His response was simply to get on with it, establishing The Black Farmer brand of sumptuous sausages and other high-quality meat and gluten-free products, then persuading big supermarket chains to stock them, as well as enthusiastically promoting the benefits of rural life.
Owning his own land was the fulfilment of a dream sparked on the allotment he tended as a child in Birmingham’s Small Heath. ‘We were very poor, there were nine children, my father had the allotment and it was my job as oldest boy to look after it,’ he remembers. ‘That allotment, in a sense, became my countryside and safe space, I was able to nurture things. I made myself a promise that one day I’d own my own farm and everything I did subsequently was to get into a position to do that.’
The allotment also began a lifetime fixation with growing and producing food. ‘I just love it!’ he says. ‘Through it you learn about nature and about balance; the lessons of life, whether that’s rotating crops or knowing about birds and insects. I think it’s good for young people to watch something they plant and grow and then be able to eat it.’
For this reason, Wilfred wants to see food and farming on the National Curriculum, believing farm visits would improve children’s health by encouraging them to eat more fruit and veg.
He also wants more people of colour to consider farming and rural life although, he concedes, several things need to change before this becomes reality. ‘Rural Britain really needs to be sexed up!’ he declares. ‘I used to work as a chef and then in television and one of the things TV did for cooking and food was to make it a sexy profession – we need that for farming and the countryside, too.’
Wilfred believes the countryside is: ‘…white, elitist and privileged. How do we change that image? As a black farmer I’m trying to demonstrate that you don’t need to be from that background to be here. More people like me in the countryside would mean that people from my background who do come here won’t be stared at.’

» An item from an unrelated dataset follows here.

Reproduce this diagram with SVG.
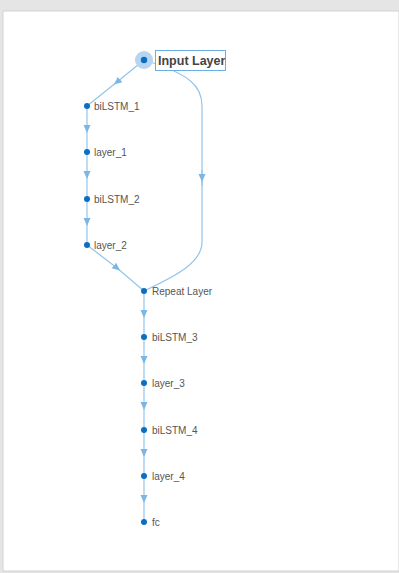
<svg xmlns="http://www.w3.org/2000/svg" width="399" height="573" viewBox="0 0 399 573">
<defs>
<marker id="arr" markerWidth="8" markerHeight="8" refX="4" refY="3.5" orient="auto" markerUnits="userSpaceOnUse" viewBox="0 0 8 7">
<path d="M0,0 L8,3.5 L0,7 Z" fill="#7cb6e4"/>
</marker>
<style>
.e{fill:none;stroke:#92c5ec;stroke-width:1.2;marker-mid:url(#arr)}
.c{fill:none;stroke:#92c5ec;stroke-width:1.2}
.d{fill:#0a6fc2}
.t{font-family:"Liberation Sans",Arial,sans-serif;font-size:10px;fill:#555}
</style>
</defs>
<rect x="0" y="0" width="399" height="573" fill="#e5e5e5"/>
<rect x="3" y="11" width="396" height="560" fill="#ffffff" stroke="#d2d2d2" stroke-width="1"/>
<g id="connectors">
<path class="e" d="M144,60 L117,82 L87,106"/>
<path class="c" d="M144,60 C190,74 202,86 202,106 L202,242 C202,262 178,275 144,291"/>
<path class="e" d="M202,170 L202,178 L202,186"/>
<path class="e" d="M87,106 L87,129 L87,152"/>
<path class="e" d="M87,152 L87,175 L87,199"/>
<path class="e" d="M87,199 L87,222 L87,245"/>
<path class="e" d="M87,245 L117,268 L144,291"/>
<path class="e" d="M144,291 L144,314 L144,337"/>
<path class="e" d="M144,337 L144,360 L144,383"/>
<path class="e" d="M144,383 L144,406 L144,430"/>
<path class="e" d="M144,430 L144,453 L144,476"/>
<path class="e" d="M144,476 L144,499 L144,522"/>
</g>
<g id="input">
<circle cx="144" cy="60" r="9" fill="#b5d5f0"/>
<circle class="d" cx="144" cy="60" r="3.2"/>
<rect x="155.5" y="50.5" width="70" height="20" fill="#fff" stroke="#6aaee6" stroke-width="1"/>
<text x="158" y="65" font-family="Liberation Sans,Arial,sans-serif" font-size="12.5" font-weight="bold" fill="#444">Input Layer</text>
</g>
<g id="biLSTM_1"><circle class="d" cx="87" cy="106" r="3"/><text class="t" x="94" y="110">biLSTM_1</text></g>
<g id="layer_1"><circle class="d" cx="87" cy="152" r="3"/><text class="t" x="94" y="156">layer_1</text></g>
<g id="biLSTM_2"><circle class="d" cx="87" cy="199" r="3"/><text class="t" x="94" y="203">biLSTM_2</text></g>
<g id="layer_2"><circle class="d" cx="87" cy="245" r="3"/><text class="t" x="94" y="249">layer_2</text></g>
<g id="repeat"><circle class="d" cx="144" cy="291" r="3"/><text class="t" x="152" y="295">Repeat Layer</text></g>
<g id="biLSTM_3"><circle class="d" cx="144" cy="337" r="3"/><text class="t" x="152" y="341">biLSTM_3</text></g>
<g id="layer_3"><circle class="d" cx="144" cy="383" r="3"/><text class="t" x="152" y="387">layer_3</text></g>
<g id="biLSTM_4"><circle class="d" cx="144" cy="430" r="3"/><text class="t" x="152" y="434">biLSTM_4</text></g>
<g id="layer_4"><circle class="d" cx="144" cy="476" r="3"/><text class="t" x="152" y="480">layer_4</text></g>
<g id="fc"><circle class="d" cx="144" cy="522" r="3"/><text class="t" x="152" y="526">fc</text></g>
</svg>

He wants to see the UK’s major landowners; from the Church of England, to the National Trust, National Parks and the government do much more to encourage and seek out potential farmers and horticulturalists of colour, as an early step to ensuring the countryside can be used by all.
‘In this country you only feel you belong if you own land or are involved in land in some way,’ he says. ‘I don’t have any problem about land being handed down through families but the vast amount of land is owned by big institutions and they are not doing enough to encourage ethnic Britain to become part of the rural environment.’
One of the positive spin-offs from this, says Wilfred, would be that more of the foodstuffs enjoyed by minority ethnic people would be produced here, benefitting the environment through cutting food miles, and our balance of payments.
He’s just launched an online farm shop, showcasing the best produce of his beloved South West. ‘Before lockdown it was a nightmare to get stuff distributed but with more people at home and needing this service, it’s become easier,’ he says. He’s also planning to set up a foodie destination and restaurant off the M5 or A303, where people can buy and sample food from the South West as well as attend classes and demonstrations.
Energetic, elegant (he is surely Britain’s nattiest farmer) and outspoken, Wilfred always makes time to enjoy his idyllic surroundings. ‘Nature is good for your soul; it brings balance and it keeps you in perspective,’ he says. ‘Nature teaches you to make a friend of uncertainty, not be frightened of it.’
Wilfred hopes it is something that more people of colour will be able to experience, even as he knows there is a lot to do before it can happen. ‘If you’re black you are a bit of a pathfinder,’ he admits. ‘There’s a long way for us to go but the countryside will be better off when we get there.’